Yes, thank you for asking, I have been loving True Detective, waiting patiently each week for the next installment, just like in the old days. I can't get enough.
The double act of Harrelson and McConaghey is terrific, electric, a killer combo, and from the opening moments of the beautiful title sequence the show is a class act of the highest order.
If there are reservations, they relate to the age old problem of the clichés deployed by crime shows, and the ball that's dropped in regard to the 50pc of the population, who if they do get a look in, tend to get butchered and trussed up in their undies, but only if they're hot. (The New Yorker's Emily Nussbaum reckons it's a fatal flaw.)
But True Detective is hardly alone on that score. Even that other great French crime series Spiral (Engrenages) is guilty as charged. Refreshingly Braquo, which starts this week on Rialto, does the opposite in the opening episode.
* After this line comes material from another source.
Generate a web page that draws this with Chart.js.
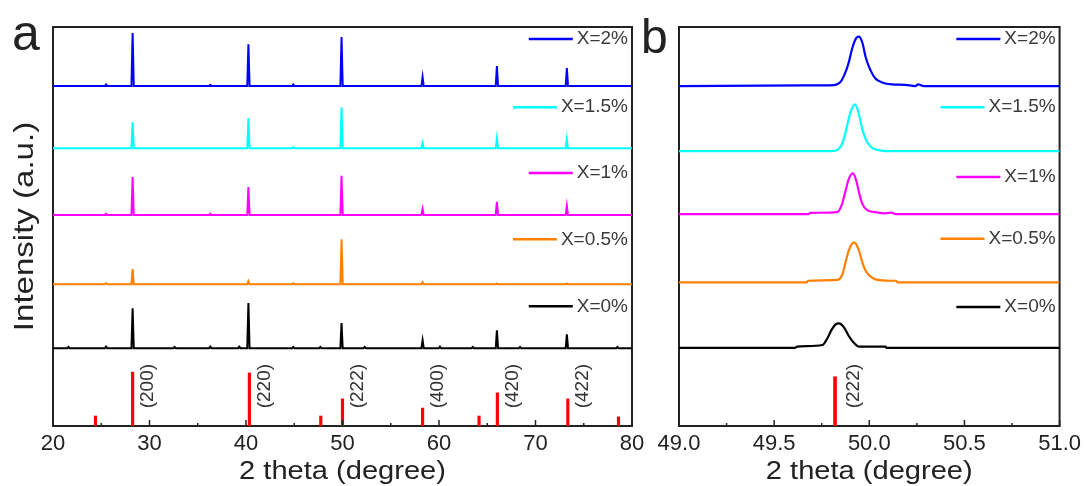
<!DOCTYPE html>
<html>
<head>
<meta charset="utf-8">
<title>XRD patterns</title>
<script src="https://cdn.jsdelivr.net/npm/chart.js@4.4.0/dist/chart.umd.min.js"></script>
<style>
    body { margin: 0; background: #fff; }
    #wrap { position: relative; width: 1086px; height: 486px; overflow: hidden; }
    #chartA { position: absolute; left: 0; top: 0; }
    #chartB { position: absolute; left: 640px; top: 0; }
</style>
</head>
<body>
<div id="wrap">
    <canvas id="chartA" width="660" height="486"></canvas>
    <canvas id="chartB" width="446" height="486"></canvas>
</div>
<script>
// ---- data ----
const sampleLabels = ['X=2%', 'X=1.5%', 'X=1%', 'X=0.5%', 'X=0%'];

// panel a: stacked offsets (y units) and peak intensities above each baseline
const offsetsA = [85.2, 69.6, 52.9, 35.5, 19.5];
const peakPosA = [21.6, 25.5, 28.25, 32.6, 36.3, 39.3, 40.25, 44.9, 47.7, 49.9, 52.3, 58.3, 60.1, 63.5, 66.0, 68.4, 73.25, 78.5];
const intA_2   = [0, 0.4, 13.3, 0, 0.3, 0, 10.5, 0.4, 0, 12.3, 0, 2.3, 0, 0, 5.0, 0, 4.5, 0];
const intA_15  = [0, 0, 6.5, 0, 0, 0, 7.5, 0.3, 0, 10.3, 0, 1.3, 0, 0, 2.5, 0, 2.3, 0];
const intA_1   = [0, 0.3, 9.5, 0, 0.3, 0, 7.0, 0, 0, 9.8, 0, 1.5, 0, 0, 3.3, 0, 2.3, 0];
const intA_05  = [0, 0.3, 3.8, 0, 0, 0, 0.8, 0.3, 0, 11.3, 0, 0.5, 0, 0, 0.2, 0, 0.2, 0];
const intA_0   = [0.3, 0.4, 10.0, 0.3, 0.4, 0.4, 11.3, 0.3, 0.3, 6.3, 0.3, 2.0, 0.4, 0.3, 4.5, 0.3, 3.5, 0.3];

// standard card (red sticks)
const refPosA = [24.4, 28.25, 40.35, 47.75, 50.0, 58.3, 64.15, 66.05, 73.35, 78.6];
const refIntA = [2.5, 13.5, 13.3, 2.5, 6.8, 4.5, 2.5, 8.3, 6.8, 2.3];
const hklPosA = [28.25, 40.35, 50.0, 58.3, 66.05, 73.35];
const hklA    = ['(200)', '(220)', '(222)', '(400)', '(420)', '(422)'];

// panel b: (222) reflection, scanned curves
const offsetsB = [85.2, 68.9, 53.1, 36.0, 19.6];
const blueBx    = [49.0, 49.66, 49.815, 49.85, 49.876, 49.893, 49.91, 49.931, 49.945, 49.962, 49.983, 50.006, 50.032, 50.067, 50.119, 50.189, 50.241, 50.258, 50.285, 51.0];
const blueBy    = [0, 0.15, 0.25, 1.1, 3.6, 6.1, 9.4, 12.0, 12.4, 11.1, 6.9, 4.0, 1.9, 0.9, 0.4, 0.3, 0, 0.4, 0, 0];
const cyanBx    = [49.0, 49.805, 49.85, 49.867, 49.884, 49.902, 49.924, 49.945, 49.962, 49.983, 50.015, 50.05, 50.086, 51.0];
const cyanBy    = [0, 0, 1.1, 3.2, 6.5, 9.8, 11.7, 9.4, 5.7, 2.8, 0.8, 0.25, 0, 0];
const magentaBx = [49.0, 49.68, 49.69, 49.832, 49.858, 49.876, 49.893, 49.914, 49.931, 49.945, 49.962, 49.989, 50.032, 50.085, 50.119, 50.137, 51.0];
const magentaBy = [0, 0, 0.3, 0.5, 2.7, 6.0, 8.9, 10.2, 8.5, 5.6, 2.7, 1.0, 0.5, 0.2, 0.4, 0, 0];
const orangeBx  = [49.0, 49.67, 49.68, 49.83, 49.858, 49.876, 49.893, 49.919, 49.945, 49.962, 49.983, 50.006, 50.032, 50.117, 50.14, 50.15, 51.0];
const orangeBy  = [0, 0, 0.4, 0.6, 1.9, 5.2, 8.1, 10.0, 8.1, 5.2, 2.7, 1.5, 0.75, 0.4, 0.4, 0, 0];
const blackBx   = [49.0, 49.61, 49.62, 49.754, 49.78, 49.803, 49.824, 49.841, 49.867, 49.893, 49.919, 49.945, 50.085, 50.09, 51.0];
const blackBy   = [0, 0, 0.3, 0.7, 2.4, 4.6, 5.9, 6.1, 5.1, 2.9, 1.25, 0.3, 0.3, 0, 0];
const refPosB = [49.82];
const refIntB = [12.3];
const hklPosB = [49.82];
const hklB    = ['(222)'];

// ---- styles / layout ----
const FONT = 'Arial, "Liberation Sans", sans-serif';
const INK = '#222';
const colors = ['#0000ff', '#00ffff', '#ff00ff', '#ff8000', '#000000'];
const legendRiseA = [11.8, 10.3, 10.5, 11.3, 10.5];
const legendRiseB = [11.8, 11.0, 9.3, 10.9, 10.2];

function stickTrace(positions, heights, offset, xMin, xMax) {
    const pts = [{ x: xMin, y: offset }];
    positions.forEach((p, i) => {
        pts.push({ x: p - 0.12, y: offset });
        pts.push({ x: p, y: offset + heights[i] });
        pts.push({ x: p + 0.12, y: offset });
    });
    pts.push({ x: xMax, y: offset });
    return pts;
}

function curveTrace(xs, ys, offset) {
    return xs.map((x, i) => ({ x: x, y: offset + ys[i] }));
}

// frame, inward ticks, legends, hkl labels, titles
const framePlugin = {
    id: 'frame',
    beforeDatasetsDraw(chart) {
        const { ctx, chartArea: ca } = chart;
        ctx.save();
        ctx.strokeStyle = INK;
        ctx.lineWidth = 2;
        ctx.strokeRect(ca.left, ca.top, ca.right - ca.left, ca.bottom - ca.top);
        ctx.restore();
    }
};

const overlayPlugin = {
    id: 'overlay',
    afterDatasetsDraw(chart, args, opts) {
        const { ctx, chartArea: ca } = chart;
        const xs = chart.scales.x, ys = chart.scales.y;
        ctx.save();

        // inward ticks
        const majors = xs.ticks.map(t => t.value);
        ctx.strokeStyle = INK;
        ctx.lineWidth = 1.5;
        majors.forEach((v, i) => {
            const px = xs.getPixelForValue(v);
            ctx.beginPath(); ctx.moveTo(px, ca.bottom); ctx.lineTo(px, ca.bottom - 6); ctx.stroke();
            if (i < majors.length - 1) {
                const mx = xs.getPixelForValue((v + majors[i + 1]) / 2);
                ctx.beginPath(); ctx.moveTo(mx, ca.bottom); ctx.lineTo(mx, ca.bottom - 3); ctx.stroke();
            }
        });

        // legend entries, one per stacked trace
        ctx.font = '19px ' + FONT;
        ctx.textAlign = 'right';
        ctx.textBaseline = 'middle';
        chart.data.datasets.forEach(ds => {
            if (ds.legendY === undefined) return;
            const y = ys.getPixelForValue(ds.legendY);
            const right = ca.right - 4;
            const w = ctx.measureText(ds.label).width;
            ctx.strokeStyle = ds.borderColor;
            ctx.lineWidth = 2.5;
            ctx.beginPath(); ctx.moveTo(right - w - 48, y); ctx.lineTo(right - w - 4, y); ctx.stroke();
            ctx.fillStyle = '#3a3a3a';
            ctx.fillText(ds.label, right, y);
        });

        // hkl labels, rotated
        ctx.font = '19px ' + FONT;
        ctx.fillStyle = '#333';
        ctx.textAlign = 'center';
        opts.hklPos.forEach((p, i) => {
            ctx.save();
            ctx.translate(xs.getPixelForValue(p) + opts.hklShift, ys.getPixelForValue(10));
            ctx.rotate(-Math.PI / 2);
            ctx.fillText(opts.hkl[i], 0, 0);
            ctx.restore();
        });

        // x title
        ctx.fillStyle = INK;
        ctx.font = '25.5px ' + FONT;
        ctx.textBaseline = 'alphabetic';
        ctx.save();
        ctx.translate((ca.left + ca.right) / 2, 479);
        ctx.scale(1.14, 1);
        ctx.fillText(opts.xTitle, 0, 0);
        ctx.restore();

        // y title
        if (opts.yTitle) {
            ctx.save();
            ctx.font = '28px ' + FONT;
            ctx.translate(33, (ca.top + ca.bottom) / 2);
            ctx.rotate(-Math.PI / 2);
            ctx.scale(1.18, 1);
            ctx.fillText(opts.yTitle, 0, 0);
            ctx.restore();
        }

        // panel letter
        ctx.textAlign = 'left';
        ctx.font = opts.letterSize + 'px ' + FONT;
        ctx.fillText(opts.letter, opts.letterX, opts.letterY);
        ctx.restore();
    }
};

function sampleDatasets(traces, offsets, rise, curved) {
    return traces.map((pts, i) => ({
        label: sampleLabels[i],
        data: pts,
        borderColor: colors[i],
        borderWidth: curved ? 2.2 : 2,
        pointRadius: 0,
        fill: false,
        tension: 0,
        cubicInterpolationMode: curved ? 'monotone' : 'default',
        legendY: offsets[i] + rise[i]
    }));
}

function refDataset(pos, ints, thickness) {
    return {
        type: 'bar',
        label: 'standard',
        data: pos.map((x, i) => ({ x: x, y: ints[i] })),
        backgroundColor: '#ff0000',
        borderWidth: 0,
        barThickness: thickness
    };
}

function makeOptions(xMin, xMax, step, pad, overlay) {
    return {
        responsive: false,
        animation: false,
        layout: { padding: pad },
        plugins: {
            legend: { display: false },
            tooltip: { enabled: false },
            overlay: overlay
        },
        scales: {
            x: {
                type: 'linear',
                min: xMin,
                max: xMax,
                offset: false,
                grid: { display: false, drawTicks: false },
                border: { display: false },
                ticks: {
                    stepSize: step,
                    padding: 5,
                    maxRotation: 0,
                    color: INK,
                    font: { size: 22, family: FONT },
                    callback: v => step < 1 ? v.toFixed(1) : v
                },
                afterFit: s => { s.height = 60; }
            },
            y: { display: false, min: 0, max: 100 }
        }
    };
}

const tracesA = [intA_2, intA_15, intA_1, intA_05, intA_0]
    .map((ints, i) => stickTrace(peakPosA, ints, offsetsA[i], 20, 80));

new Chart(document.getElementById('chartA'), {
    type: 'line',
    data: { datasets: [...sampleDatasets(tracesA, offsetsA, legendRiseA, false), refDataset(refPosA, refIntA, 2.5)] },
    options: makeOptions(20, 80, 10, { left: 53, right: 28, top: 27, bottom: 0 }, {
        hklPos: hklPosA, hkl: hklA, hklShift: 15,
        xTitle: '2 theta (degree)', yTitle: 'Intensity (a.u.)',
        letter: 'a', letterSize: 50, letterX: 12, letterY: 50
    }),
    plugins: [framePlugin, overlayPlugin]
});

const tracesB = [
    curveTrace(blueBx, blueBy, offsetsB[0]),
    curveTrace(cyanBx, cyanBy, offsetsB[1]),
    curveTrace(magentaBx, magentaBy, offsetsB[2]),
    curveTrace(orangeBx, orangeBy, offsetsB[3]),
    curveTrace(blackBx, blackBy, offsetsB[4])
];

new Chart(document.getElementById('chartB'), {
    type: 'line',
    data: { datasets: [...sampleDatasets(tracesB, offsetsB, legendRiseB, true), refDataset(refPosB, refIntB, 3)] },
    options: makeOptions(49, 51, 0.5, { left: 39, right: 24, top: 27, bottom: 0 }, {
        hklPos: hklPosB, hkl: hklB, hklShift: 19,
        xTitle: '2 theta (degree)', yTitle: null,
        letter: 'b', letterSize: 48, letterX: 1, letterY: 53
    }),
    plugins: [framePlugin, overlayPlugin]
});
</script>
</body>
</html>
Yes, a woman has been raped and murdered but we're not gazing on her body, rather on one of the suspects who appears to be rather guilty. That guilt helps somewhat when seconds later he is viciously gored by a cop who has blown a fuse.
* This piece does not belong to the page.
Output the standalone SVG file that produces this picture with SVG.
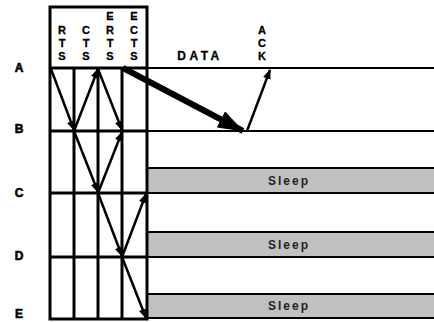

The French, like the Brits, are happy to wallow in grime, and every frame of Braquo is grey and dank, and that's just the faces of the cast. Leading the pack is the familiar and brilliant Jean Hughes-Anglade, of Subway and Betty Blue fame.
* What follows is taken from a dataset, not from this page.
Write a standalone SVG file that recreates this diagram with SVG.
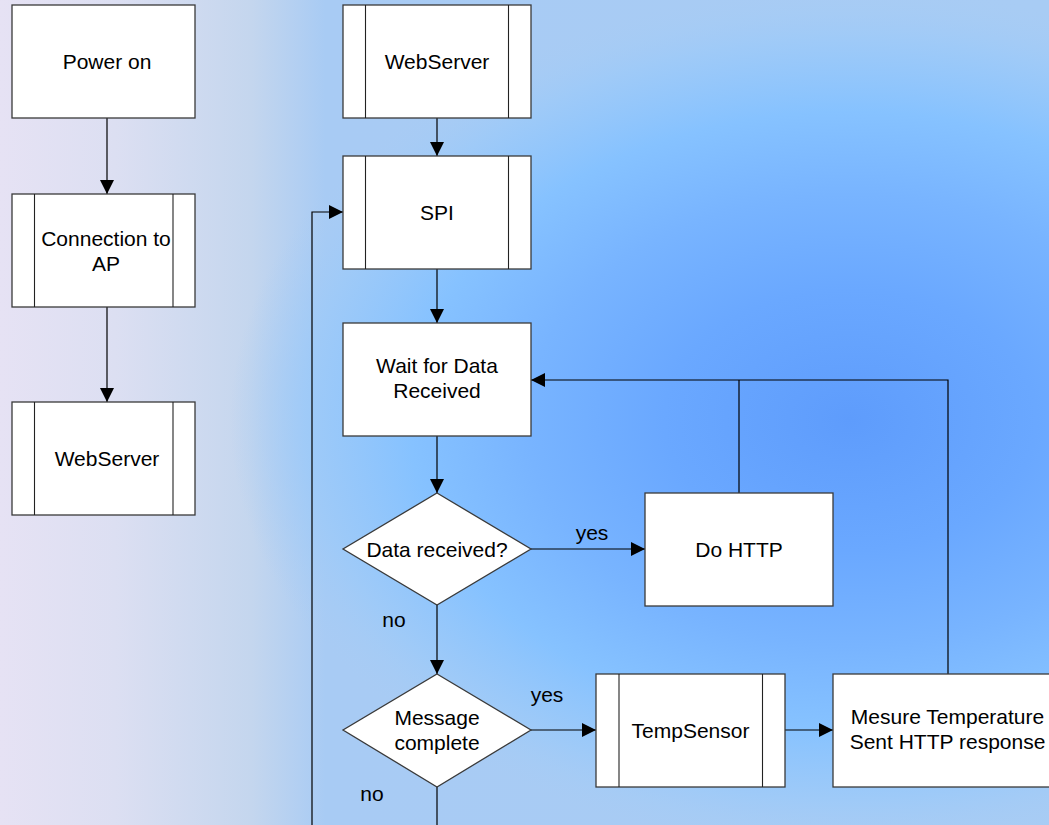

Although it's set in Paris, it takes three episodes before we see anything approaching a landmark, and then it's just a flash of the Arc de Triomphe from the inside of a speeding car. There is a complete absence of the shiny, of the grand, of the Eiffel f-ing tower. Forget Midnight in Paris, this is midnight in hell.
The set up is familiar enough. A cliché even. A group of tough cops dealing with the baddest criminals in Paris are having to deal with a number of chickens coming home to roost. They are rule breakers who get results - you know the type. But they appear to have got in way over their heads, and internal affairs are sniffing around and acting like weasels. But the transgressions are not isolated. Nearly all of the core cast reminds us of Harvey Keitel in Bad Lieutenant. Except they simultaneously make him seem like a pussy and a horrible person.
There is smoking, sex and drug abuse. There are car chases in BMW's and Peugeots.
Brutal, gripping, and without humour or hope, Braquo is also addictive, compelling, and written by an ex cop (Oliver Marchal). Naturally that means it reminds one of The Wire, but more so of the great and gritty French movie A Prophet.
In other words, it's very, very, très bon.